Al di là dei giudizi sulla scelta di Apostolico di partecipare a una manifestazione nel 2018, è la stessa legge italiana che determina in linea di massima quali comportamenti dovrebbe assumere un membro della magistratura. «Come per ogni altro cittadino, anche per i giudici vale l’articolo 21 della Costituzione, che sancisce la libertà di pensiero», ha spiegato a Pagella Politica Alfonso Celotto, professore di Diritto costituzionale all’Università Roma Tre. «Allo stesso tempo però la Costituzione stabilisce (articolo 54, ndr) che i cittadini a cui sono affidate funzioni pubbliche le devono adempiere “con disciplina e onore”. E poi sempre la Costituzione (articolo 98, comma 3, ndr) consente alla legge di prevedere che magistrati, ambasciatori e militari possano non iscriversi ai partiti politici, proprio in virtù dei principi di disciplina e onore». Secondo Celotto queste regole valgono in particolare per persone come i magistrati, gli ambasciatori e i militari, che hanno normative di settore e codici etici che disciplinano anche come devono esprimersi in pubblico.
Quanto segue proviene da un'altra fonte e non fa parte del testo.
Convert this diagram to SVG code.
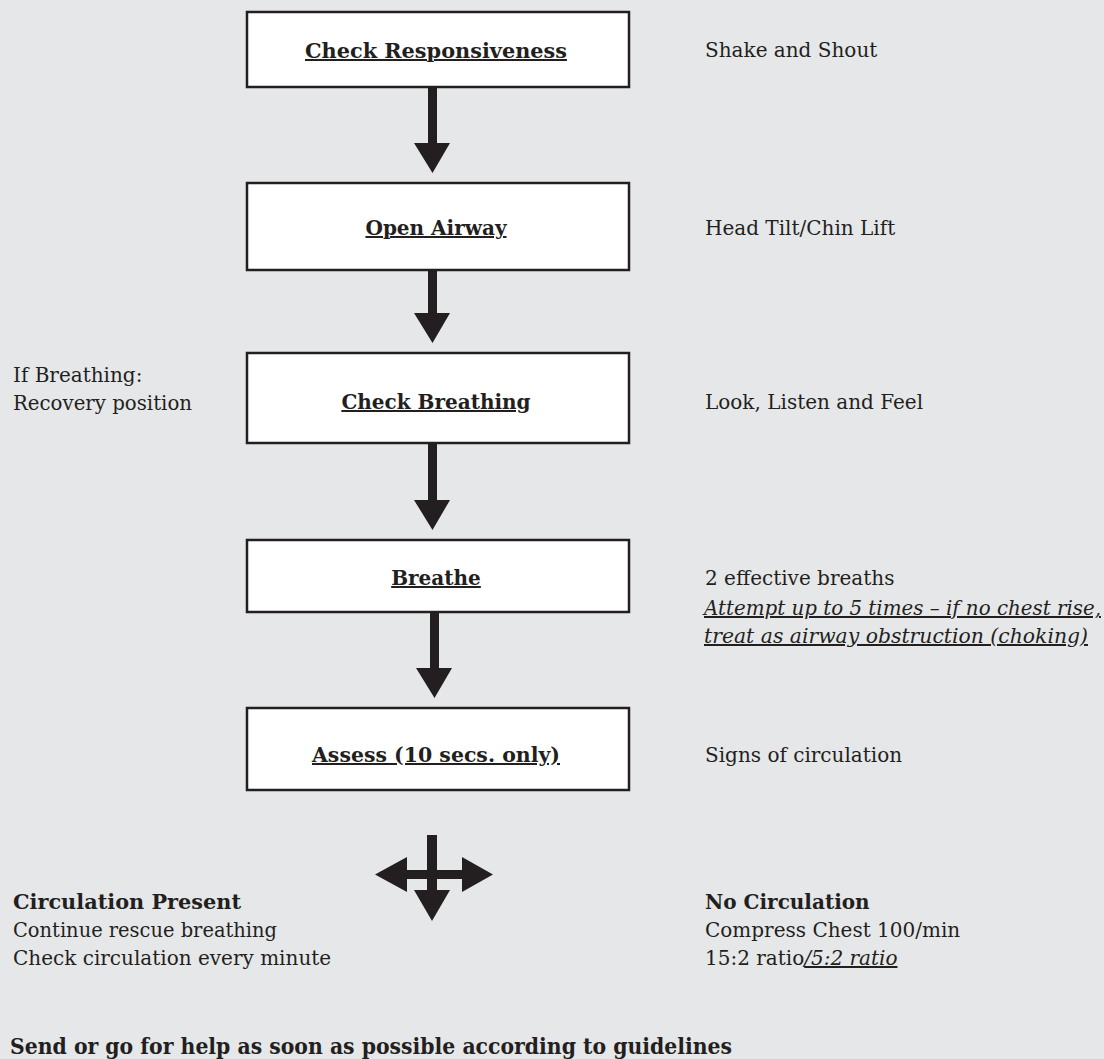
<svg xmlns="http://www.w3.org/2000/svg" width="1104" height="1059" viewBox="0 0 1104 1059">
<style>
text{font-family:"DejaVu Serif","Liberation Serif",serif;fill:#231f20;font-size:20px}
.b{font-weight:bold}
.u{text-decoration:underline}
.i{font-style:italic}
.c{text-anchor:middle}
.box{fill:#fff;stroke:#231f20;stroke-width:2.5}
.arr{fill:#231f20}
</style>
<rect width="1104" height="1059" fill="#e6e7e9"/>
<g id="connectors">
<polygon class="arr" points="428,88 437,88 437,143 450,143 432.5,173 414,143 428,143"/>
<polygon class="arr" points="428,271 437,271 437,313 450,313 432.5,343 414,313 428,313"/>
<polygon class="arr" points="428,444 437,444 437,500 450,500 432.5,530 414,500 428,500"/>
<polygon class="arr" points="430,613 439,613 439,668 452,668 434.5,698 416,668 430,668"/>
<g id="split-arrow">
<rect class="arr" x="427" y="835" width="10" height="56"/>
<rect class="arr" x="406" y="870" width="57" height="9"/>
<polygon class="arr" points="407,857 375,874.5 407,892"/>
<polygon class="arr" points="462,857 493,874.5 462,892"/>
<polygon class="arr" points="414,890 450,890 432,921"/>
</g>
</g>
<g id="n1">
<rect class="box" x="247" y="12" width="382" height="75"/>
<text class="b u c" x="436" y="58" textLength="262" lengthAdjust="spacingAndGlyphs">Check Responsiveness</text>
<text x="705" y="57">Shake and Shout</text>
</g>
<g id="n2">
<rect class="box" x="247" y="183" width="382" height="87"/>
<text class="b u c" x="436" y="235">Open Airway</text>
<text x="705" y="235">Head Tilt/Chin Lift</text>
</g>
<g id="n3">
<rect class="box" x="247" y="353" width="382" height="90"/>
<text class="b u c" x="436" y="409">Check Breathing</text>
<text x="705" y="409">Look, Listen and Feel</text>
<text x="13" y="382">If Breathing:</text>
<text x="13" y="410" textLength="179" lengthAdjust="spacingAndGlyphs">Recovery position</text>
</g>
<g id="n4">
<rect class="box" x="247" y="540" width="382" height="72"/>
<text class="b u c" x="436" y="585">Breathe</text>
<text x="705" y="585">2 effective breaths</text>
<text class="i u" x="704" y="615" textLength="397" lengthAdjust="spacingAndGlyphs">Attempt up to 5 times – if no chest rise,</text>
<text class="i u" x="704" y="643" textLength="384" lengthAdjust="spacingAndGlyphs">treat as airway obstruction (choking)</text>
</g>
<g id="n5">
<rect class="box" x="247" y="708" width="382" height="82"/>
<text class="b u c" x="436" y="762" textLength="248" lengthAdjust="spacingAndGlyphs">Assess (10 secs. only)</text>
<text x="705" y="762">Signs of circulation</text>
</g>
<g id="n6">
<text class="b" x="13" y="909" textLength="228" lengthAdjust="spacingAndGlyphs">Circulation Present</text>
<text x="13" y="937" textLength="264" lengthAdjust="spacingAndGlyphs">Continue rescue breathing</text>
<text x="13" y="965">Check circulation every minute</text>
</g>
<g id="n7">
<text class="b" x="705" y="909">No Circulation</text>
<text x="705" y="937">Compress Chest 100/min</text>
<text x="705" y="965">15:2 ratio<tspan class="i u">/5:2 ratio</tspan></text>
</g>
<g id="n8">
<text class="b" x="10" y="1054" style="font-size:22px" textLength="722" lengthAdjust="spacingAndGlyphs">Send or go for help as soon as possible according to guidelines</text>
</g>
</svg>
«Le opinioni di un magistrato sono legittime, ci mancherebbe. Se però un cittadino va in tribunale deve avere la garanzia che il giudice non lo giudicherà sulla base di opinioni personali, ma in base alla legge», ha concluso Celotto. «Da questo punto di vista, la libertà di manifestazione del pensiero dei magistrati non va limitata, ma semplicemente esercitata da parte loro con maggiore attenzione».